In an appeal to the Commissioner, a petitioner has the burden of demonstrating a clear legal right to the relief requested and the burden of establishing the facts upon which petitioner seeks relief (8 NYCRR §275.10; Appeal of Brown, 46 Ed Dept Rep 584, Decision No. 15,602; Appeals of Hubbard, 46 id. 533, Decision No. 15,585; Appeal of Darrow, 46 id. 182, Decision No. 15,477).  Together with her verified petition, petitioner submitted a letter from a family friend dated October 21, 2008 stating:

When I found out about the unfortunate foreclosure of [K.W.’s] home, in order to assist them, I offered the vacant upper unit of my house at no cost or obligation to [K.W.] and the children for a place to stay.  [K.W.] insisted this would only be a temporary situation, until she was able to afford housing back in [respondent’s district].

After a few months, when some financial stability was established, I asked for a low, affordable fee for the accommodations to help with my own housing fees and costs.  Should they find a more suitable home, in the event I sell my house, or that I may lease to a regular tenant, no notices are required.  To this date we have maintained this agreement.
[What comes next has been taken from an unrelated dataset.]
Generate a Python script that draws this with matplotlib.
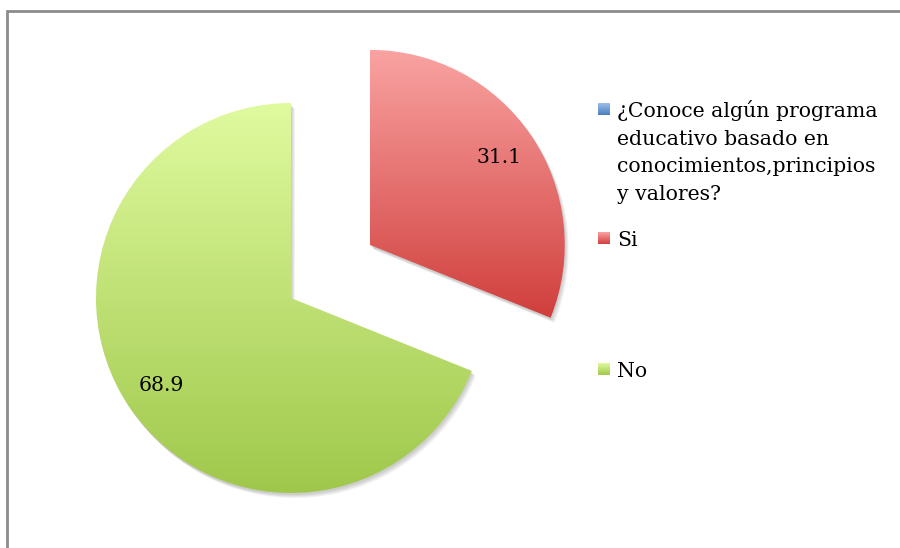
import numpy as np
import matplotlib.pyplot as plt
from matplotlib.colors import LinearSegmentedColormap
from matplotlib.patches import Rectangle, Wedge

# datos de la encuesta
etiquetas = ["Si", "No"]
valores = [31.1, 68.9]
titulo_serie = "¿Conoce algún programa\neducativo basado en\nconocimientos,principios\ny valores?"

# colores (arriba, abajo) del degradado de cada porción
colores = [("#f9a3a2", "#d03f3c"), ("#e0fa9f", "#9fc84b")]
color_serie = ("#9dbfea", "#4a7ebb")

fuente = "DejaVu Serif"
tam = 14.7


def degradado(ax, extent, c_arriba, c_abajo, clip=None, z=2):
    cmap = LinearSegmentedColormap.from_list("g", [c_abajo, c_arriba])
    grad = np.linspace(0, 1, 256).reshape(-1, 1)
    im = ax.imshow(grad, cmap=cmap, extent=extent, origin="lower",
                   aspect="auto", zorder=z, interpolation="bilinear")
    if clip is not None:
        im.set_clip_path(clip)
    return im


fig = plt.figure(figsize=(9, 5.48), dpi=100)
ax = fig.add_axes([0, 0, 1, 1])

wedges, textos, pcts = ax.pie(
    valores, explode=[95, 0], startangle=90, counterclock=False,
    radius=195, center=(291, 250), autopct="%.1f", pctdistance=0.8,
    textprops=dict(fontsize=tam, family=fuente, color="black"))

for w, (c1, c2) in zip(wedges, colores):
    # sombra suave debajo de cada porción
    for k in range(4):
        s = Wedge((w.center[0] + 1 + k, w.center[1] - 2 - k), w.r,
                  w.theta1, w.theta2, color="#000000", alpha=0.05, lw=0, zorder=1)
        ax.add_patch(s)
    e = w.get_path().get_extents()
    degradado(ax, [e.x0, e.x1, e.y0, e.y1], c1, c2, clip=w, z=2)
    w.set_facecolor("none")
    w.set_edgecolor("none")
    w.set_zorder(2)

for t in pcts:
    t.set_zorder(5)

# leyenda dibujada a mano (y = línea base de la primera línea)
entradas = [titulo_serie] + etiquetas
colores_ley = [color_serie] + colores
base_y = [548 - 117, 548 - 246, 548 - 377]
paso = 27.7
for txt, (c1, c2), yb in zip(entradas, colores_ley, base_y):
    ycen = yb + 7.5
    degradado(ax, [598, 610, ycen - 6, ycen + 6], c1, c2, z=3)
    for i, linea in enumerate(txt.split("\n")):
        ax.text(617, yb - i * paso, linea, ha="left", va="baseline",
                fontsize=tam, family=fuente, color="black")

ax.set_xlim(0, 900)
ax.set_ylim(0, 548)
ax.set_aspect("equal")
ax.axis("off")

# marco gris del gráfico
fig.patches.append(Rectangle((7 / 900, -0.1), 2, 1.1 - 11 / 548, fill=False,
                             edgecolor="#8c8c8c", lw=2,
                             transform=fig.transFigure))

fig.savefig("out.png", dpi=100)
The letter indicates that petitioner lacks a fixed lease for the apartment and intended this arrangement to be temporary.  However, this arrangement has continued for nearly two years and there is no evidence that the friend has any plans to sell his house or “lease to a regular tenant,” thus forcing K.W. to relocate.  Moreover, the letter indicates that petitioner now pays a “fee” for the apartment.

Based on the record before me, petitioner has not established that S.W. is sharing the housing of other persons due to loss of housing, economic hardship or similar reason.  While the record indicates that petitioner and her children were evicted from their home due to economic hardship, they have since been living in their own apartment – a separate unit in a friend’s home – and therefore do not “share” their housing with others.  Accordingly, based on the record before me, I find respondent’s determination to be reasonable.

THE APPEAL IS DISMISSED.

[1]The record indicates that petitioner’s daughter continues to attend fifth grade in respondent’s district because this is “her terminal year” at the elementary school “pursuant to Education Law §3209(2)(b)(1) and Commissioner’s Regulations ... 8 NYCRR §100.2(x)(2)(ii).”

[2]In her affidavit, the liaison states that she and petitioner met on September 25, 2008 “to begin the appeal process.”  The liaison explains that petitioner “had received notice that the September 22, 2008 letter was at the post office waiting to be picked up” and that petitioner “finally picked up the forms on October 7, 2008.”